JEOTERMAL SANTRALLERİN ETKİLERİNE ÇÖZÜM BULUNMALI

Çallıca, Büyük Menderes Nehri’nde kirliliğin ve kurumanın önlenmesi için acilen yapılması gerekenleri şu şekilde sıraladı:

>> B. Menderes Nehri’nde kirlilik oluşturan kentsel ve endüstriyel atıksu kaynakları denetlenmeli ve izlenmeli.

>> Kentsel ve endüstriyel atıksuları uygun arıtma sistemleri ile arıtıldıktan sonra alıcı ortama verilmeli; atıksuların uygun arıtma metotları kullanılarak tekrar kullanımı sağlanmalı.

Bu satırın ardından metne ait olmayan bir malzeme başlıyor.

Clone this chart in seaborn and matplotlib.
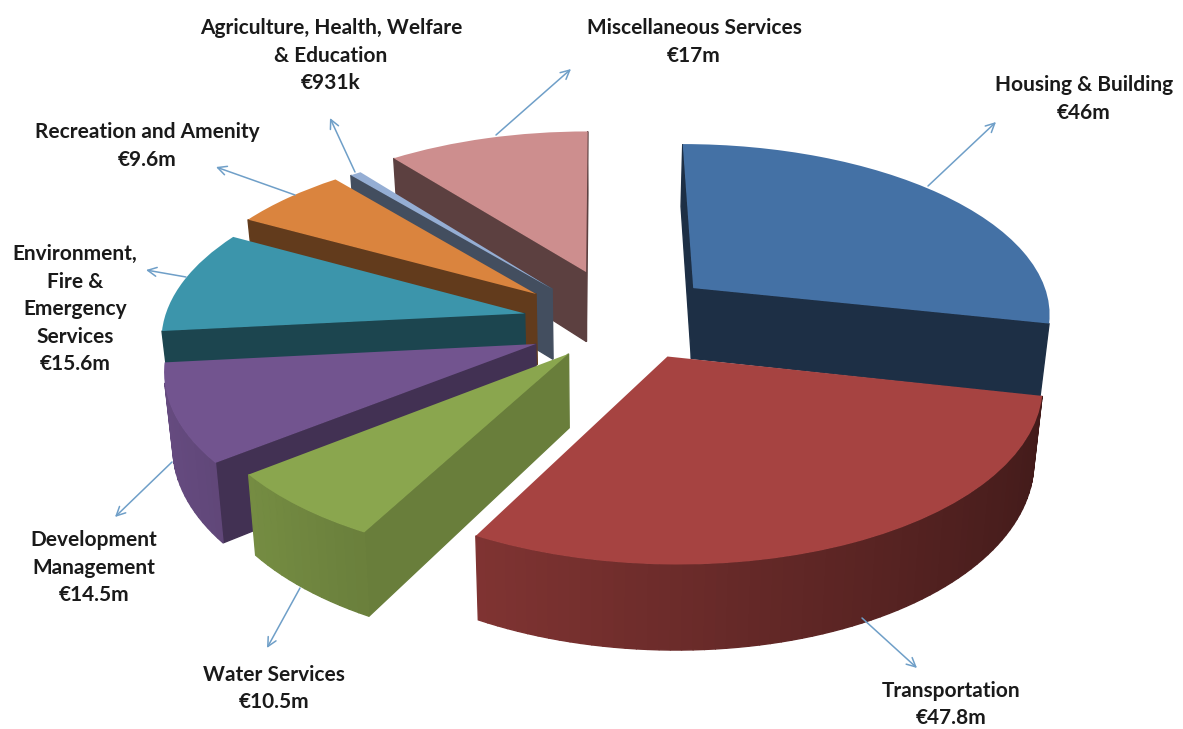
import numpy as np
import seaborn as sns
import matplotlib.pyplot as plt
from matplotlib.patches import Polygon
from matplotlib.transforms import Transform

names = [
    "Housing & Building",
    "Transportation",
    "Water Services",
    "Development\nManagement",
    "Environment,\nFire &\nEmergency\nServices",
    "Recreation and Amenity",
    "Agriculture, Health, Welfare\n& Education",
    "Miscellaneous Services",
]
amounts = [46, 47.8, 10.5, 14.5, 15.6, 9.6, 0.931, 17]
amount_labels = ["€46m", "€47.8m", "€10.5m", "€14.5m", "€15.6m", "€9.6m", "€931k", "€17m"]

top_colors = ["#4471a5", "#a64341", "#8aa64e", "#72548f", "#3c95ab", "#da843e", "#95aed4", "#cd8e8e"]
# how dark the straight cut face is against the top colour
cut_shade = [0.42, 0.5, 0.76, 0.58, 0.46, 0.45, 0.45, 0.45]
# slice offsets in pie units
explode_x = [0.265, 0.182, -0.085, -0.175, -0.21, -0.181, -0.136, -0.04]
explode_y = [0.18, -0.22, -0.205, -0.15, 0.027, 0.144, 0.175, 0.28]
# back slices get drawn first
draw_order = [7, 6, 5, 4, 0, 3, 2, 1]

label_x = [1084, 951, 274, 94, 75, 147, 331, 694]
label_top = [85, 691, 675, 540, 254, 132, 28, 28]
arrow_from = [(928, 186), (862, 618), (300, 588), (172, 462), (186, 277), (295, 195), (355, 172), (496, 135)]
arrow_to = [(996, 122), (917, 668), (267, 648), (115, 517), (146, 270), (216, 167), (330, 118), (571, 69)]

CX, CY = 600, 318
KX, KY = 360, 170
PERSP = 0.13
DEPTH = 72
TAPER = 0.02  # bottom of the pie pulls in a little towards the middle


class PieView(Transform):
    input_dims = 2
    output_dims = 2
    has_inverse = False

    def transform_non_affine(self, xy):
        xy = np.asarray(xy, dtype=float)
        w = 1 + PERSP * xy[:, 1]
        return np.column_stack([CX + KX * xy[:, 0] / w, CY - KY * xy[:, 1] / w])


def shade(color, f):
    return tuple(np.array(sns.desaturate(color, 1)) * f)


sns.set_theme(style="white")
plt.rcParams["font.family"] = ["Lato", "DejaVu Sans"]

fig = plt.figure(figsize=(11.83, 7.29), dpi=100)
ax = fig.add_axes([0, 0, 1, 1])

wedges, _ = ax.pie(amounts, colors=sns.color_palette(top_colors), startangle=90, counterclock=False)
ax.set_aspect("auto")
ax.set_xlim(0, 1183)
ax.set_ylim(729, 0)
ax.axis("off")

view = PieView()


def side_face(a, b, color, z):
    # a and b are pie points, going round the slice anticlockwise
    ends = view.transform(np.array([a, b]))
    wa = 1 + PERSP * a[1]
    wb = 1 + PERSP * b[1]
    low_a = ends[0] + [(CX - ends[0][0]) * TAPER, DEPTH / wa]
    low_b = ends[1] + [(CX - ends[1][0]) * TAPER, DEPTH / wb]
    quad = np.array([ends[0], ends[1], low_b, low_a])
    x, y = quad[:, 0], quad[:, 1]
    area = np.sum(x * np.roll(y, -1) - np.roll(x, -1) * y)
    if area <= 0:
        return
    ax.add_patch(Polygon(quad, closed=True, facecolor=color, edgecolor=color, lw=1, zorder=z, clip_on=False))


for rank, i in enumerate(draw_order):
    wedge = wedges[i]
    wedge.set_center((explode_x[i], explode_y[i]))
    wedge.set_transform(view + ax.transData)
    wedge.set_zorder(rank * 10 + 5)
    wedge.set_clip_on(False)
    wedge.set_linewidth(0)

    c = np.array(wedge.center)
    t1, t2 = np.radians(wedge.theta1), np.radians(wedge.theta2)
    cut = shade(top_colors[i], cut_shade[i])
    side_face(c, c + [np.cos(t1), np.sin(t1)], cut, rank * 10)
    side_face(c + [np.cos(t2), np.sin(t2)], c, cut, rank * 10)
    steps = np.linspace(t1, t2, max(2, int(np.degrees(t2 - t1) / 1.5)))
    for s1, s2 in zip(steps[:-1], steps[1:]):
        rim_x = np.cos((s1 + s2) / 2)
        side_face(c + [np.cos(s1), np.sin(s1)], c + [np.cos(s2), np.sin(s2)],
                  shade(top_colors[i], 0.65 - 0.25 * rim_x), rank * 10)

for i in range(len(names)):
    ax.annotate("", xy=arrow_to[i], xytext=arrow_from[i], zorder=200,
                arrowprops=dict(arrowstyle="->", color="#6f9fc8", lw=1.1, mutation_scale=16,
                                shrinkA=0, shrinkB=0))
    lines = names[i].split("\n") + [amount_labels[i]]
    for n, line in enumerate(lines):
        ax.text(label_x[i], label_top[i] + n * 27.5, line, ha="center", va="center",
                fontsize=15, fontweight="bold", color="#1a1a1a", zorder=210)

fig.savefig("out.png", dpi=100)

>> Havzada ekosisteme zarar veren jeotermal santrallerin etkilerine çözüm bulunmalı.

>> Tarımsal kaynaklı kirlenmeyi önlemek için çiftçiler bilinçlendirilmeli; su yönetim politikaları benimsenmeli ve uygulanmalı; sulama yöntemlerinde geleneksel yöntemlerden vazgeçilerek modern yöntemler kullanılmalı; havza su varlığına uygun ürün deseni tercih edilmeli ve kuraklığa dayanıklı ürünler tespit edilmeli.

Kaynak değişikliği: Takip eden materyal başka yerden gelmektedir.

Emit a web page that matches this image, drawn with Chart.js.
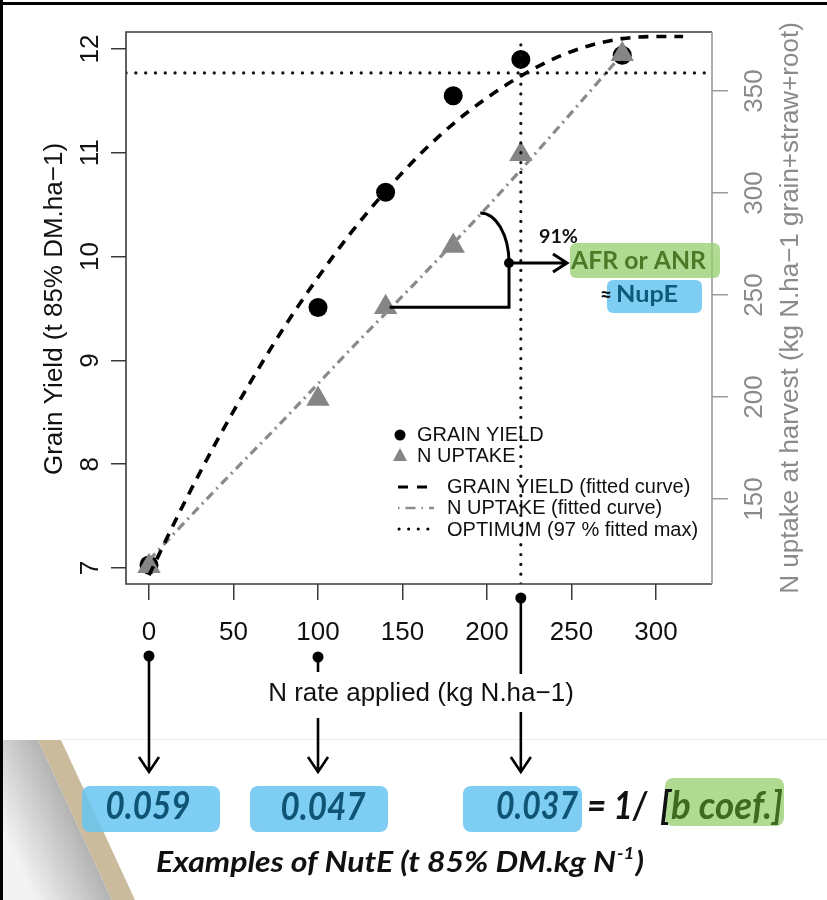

>> Kaçak ruhsatsız kuyular acilen durdurulmalı, su kaynakları ve sulak alanlar korunmalı, su yasası çıkarılarak havza bazında su yönetimine acilen geçilerek çok başlı su yönetimine son verilmelidir.

>> Küresel ısınma, iklim krizi ve su varlıklarına göre ürün deseni ve çeşidi acilen oluşturulmalı iklime bağlı kırsal göçler oluşmadan tarımsal üretim ve gıda planlaması yapılmalıdır.